— START Provided data —
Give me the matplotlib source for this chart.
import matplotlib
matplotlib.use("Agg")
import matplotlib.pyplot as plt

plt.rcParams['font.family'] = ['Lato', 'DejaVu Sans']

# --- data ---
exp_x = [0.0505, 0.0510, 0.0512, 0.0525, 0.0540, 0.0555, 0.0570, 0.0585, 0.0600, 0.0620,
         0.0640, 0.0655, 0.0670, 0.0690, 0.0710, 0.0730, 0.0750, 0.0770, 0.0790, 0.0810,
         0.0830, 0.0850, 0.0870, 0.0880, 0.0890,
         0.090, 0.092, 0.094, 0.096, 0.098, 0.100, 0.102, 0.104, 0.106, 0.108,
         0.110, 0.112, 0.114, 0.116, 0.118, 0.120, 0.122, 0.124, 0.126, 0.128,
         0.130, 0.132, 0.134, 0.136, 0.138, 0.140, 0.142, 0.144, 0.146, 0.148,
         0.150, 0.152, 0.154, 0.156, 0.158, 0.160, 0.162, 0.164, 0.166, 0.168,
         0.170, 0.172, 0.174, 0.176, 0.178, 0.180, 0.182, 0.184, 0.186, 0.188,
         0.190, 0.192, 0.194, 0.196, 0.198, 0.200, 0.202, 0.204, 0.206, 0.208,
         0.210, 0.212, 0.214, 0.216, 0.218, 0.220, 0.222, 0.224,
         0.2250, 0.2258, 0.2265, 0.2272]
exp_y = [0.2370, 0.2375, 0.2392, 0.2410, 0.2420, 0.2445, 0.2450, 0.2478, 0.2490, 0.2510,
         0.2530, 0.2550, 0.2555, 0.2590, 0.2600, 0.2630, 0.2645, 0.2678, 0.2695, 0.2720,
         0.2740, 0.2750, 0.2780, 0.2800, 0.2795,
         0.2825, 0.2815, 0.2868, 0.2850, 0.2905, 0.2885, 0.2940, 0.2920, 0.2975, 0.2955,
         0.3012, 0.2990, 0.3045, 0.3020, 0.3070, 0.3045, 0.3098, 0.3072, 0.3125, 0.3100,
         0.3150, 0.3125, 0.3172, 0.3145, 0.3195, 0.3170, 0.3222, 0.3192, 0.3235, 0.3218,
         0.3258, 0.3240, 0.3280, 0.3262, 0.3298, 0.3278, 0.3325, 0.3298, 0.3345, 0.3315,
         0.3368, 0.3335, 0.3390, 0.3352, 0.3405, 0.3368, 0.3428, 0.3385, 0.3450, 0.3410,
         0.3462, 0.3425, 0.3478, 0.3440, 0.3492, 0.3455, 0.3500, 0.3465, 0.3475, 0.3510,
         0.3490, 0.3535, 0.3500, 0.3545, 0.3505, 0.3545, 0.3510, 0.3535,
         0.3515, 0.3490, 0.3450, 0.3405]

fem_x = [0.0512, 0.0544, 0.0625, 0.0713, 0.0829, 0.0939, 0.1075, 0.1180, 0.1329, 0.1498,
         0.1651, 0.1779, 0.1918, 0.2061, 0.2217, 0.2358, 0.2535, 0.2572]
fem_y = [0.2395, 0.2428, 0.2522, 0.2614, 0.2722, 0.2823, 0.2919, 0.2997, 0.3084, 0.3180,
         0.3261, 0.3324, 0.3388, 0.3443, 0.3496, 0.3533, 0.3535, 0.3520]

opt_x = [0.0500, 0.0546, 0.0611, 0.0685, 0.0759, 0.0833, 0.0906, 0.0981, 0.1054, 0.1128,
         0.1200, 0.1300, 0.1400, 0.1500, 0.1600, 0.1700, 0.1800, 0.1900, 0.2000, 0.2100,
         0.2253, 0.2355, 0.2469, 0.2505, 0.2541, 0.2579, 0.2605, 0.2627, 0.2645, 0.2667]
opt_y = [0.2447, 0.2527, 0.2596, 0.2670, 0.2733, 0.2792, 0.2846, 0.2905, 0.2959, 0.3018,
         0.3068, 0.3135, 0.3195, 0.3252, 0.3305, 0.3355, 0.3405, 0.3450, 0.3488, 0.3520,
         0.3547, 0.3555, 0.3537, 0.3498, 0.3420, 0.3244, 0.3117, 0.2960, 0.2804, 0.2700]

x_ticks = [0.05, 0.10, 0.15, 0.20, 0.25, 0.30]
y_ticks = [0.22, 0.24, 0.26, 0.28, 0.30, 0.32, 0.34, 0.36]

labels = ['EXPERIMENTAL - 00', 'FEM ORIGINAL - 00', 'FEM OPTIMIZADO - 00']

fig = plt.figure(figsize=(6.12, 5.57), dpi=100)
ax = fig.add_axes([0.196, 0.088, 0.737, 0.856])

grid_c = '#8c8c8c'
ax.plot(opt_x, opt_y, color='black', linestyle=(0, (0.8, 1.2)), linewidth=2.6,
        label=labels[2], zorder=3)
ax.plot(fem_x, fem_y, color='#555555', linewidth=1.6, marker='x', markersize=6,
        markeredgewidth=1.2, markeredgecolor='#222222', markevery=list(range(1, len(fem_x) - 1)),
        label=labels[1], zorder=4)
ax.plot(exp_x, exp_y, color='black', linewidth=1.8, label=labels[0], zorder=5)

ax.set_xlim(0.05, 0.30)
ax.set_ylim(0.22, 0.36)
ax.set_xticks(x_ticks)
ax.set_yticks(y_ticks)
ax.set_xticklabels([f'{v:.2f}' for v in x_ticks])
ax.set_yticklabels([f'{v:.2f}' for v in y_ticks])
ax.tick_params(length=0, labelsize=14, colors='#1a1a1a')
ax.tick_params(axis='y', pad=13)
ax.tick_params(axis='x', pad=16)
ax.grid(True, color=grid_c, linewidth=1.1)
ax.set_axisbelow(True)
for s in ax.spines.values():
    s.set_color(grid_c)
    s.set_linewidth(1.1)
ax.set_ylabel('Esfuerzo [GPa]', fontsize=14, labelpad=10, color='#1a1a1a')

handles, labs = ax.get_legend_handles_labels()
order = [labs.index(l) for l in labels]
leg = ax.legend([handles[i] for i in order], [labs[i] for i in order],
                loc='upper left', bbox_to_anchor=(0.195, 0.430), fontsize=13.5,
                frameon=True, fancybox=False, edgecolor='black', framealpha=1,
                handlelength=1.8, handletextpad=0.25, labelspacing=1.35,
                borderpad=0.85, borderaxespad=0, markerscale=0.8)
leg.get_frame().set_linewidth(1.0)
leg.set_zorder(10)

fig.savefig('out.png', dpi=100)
— END Provided data —
* _Stated goal_:
Please transcribe, exactly and with nothing added, the lines from the first line of the material above through the line that contains "plt.rcParams['font.family'] = ['Lato', 'DejaVu".

* _Reply_:
Give me the matplotlib source for this chart.
import matplotlib
matplotlib.use("Agg")
import matplotlib.pyplot as plt

plt.rcParams['font.family'] = ['Lato', 'DejaVu Sans']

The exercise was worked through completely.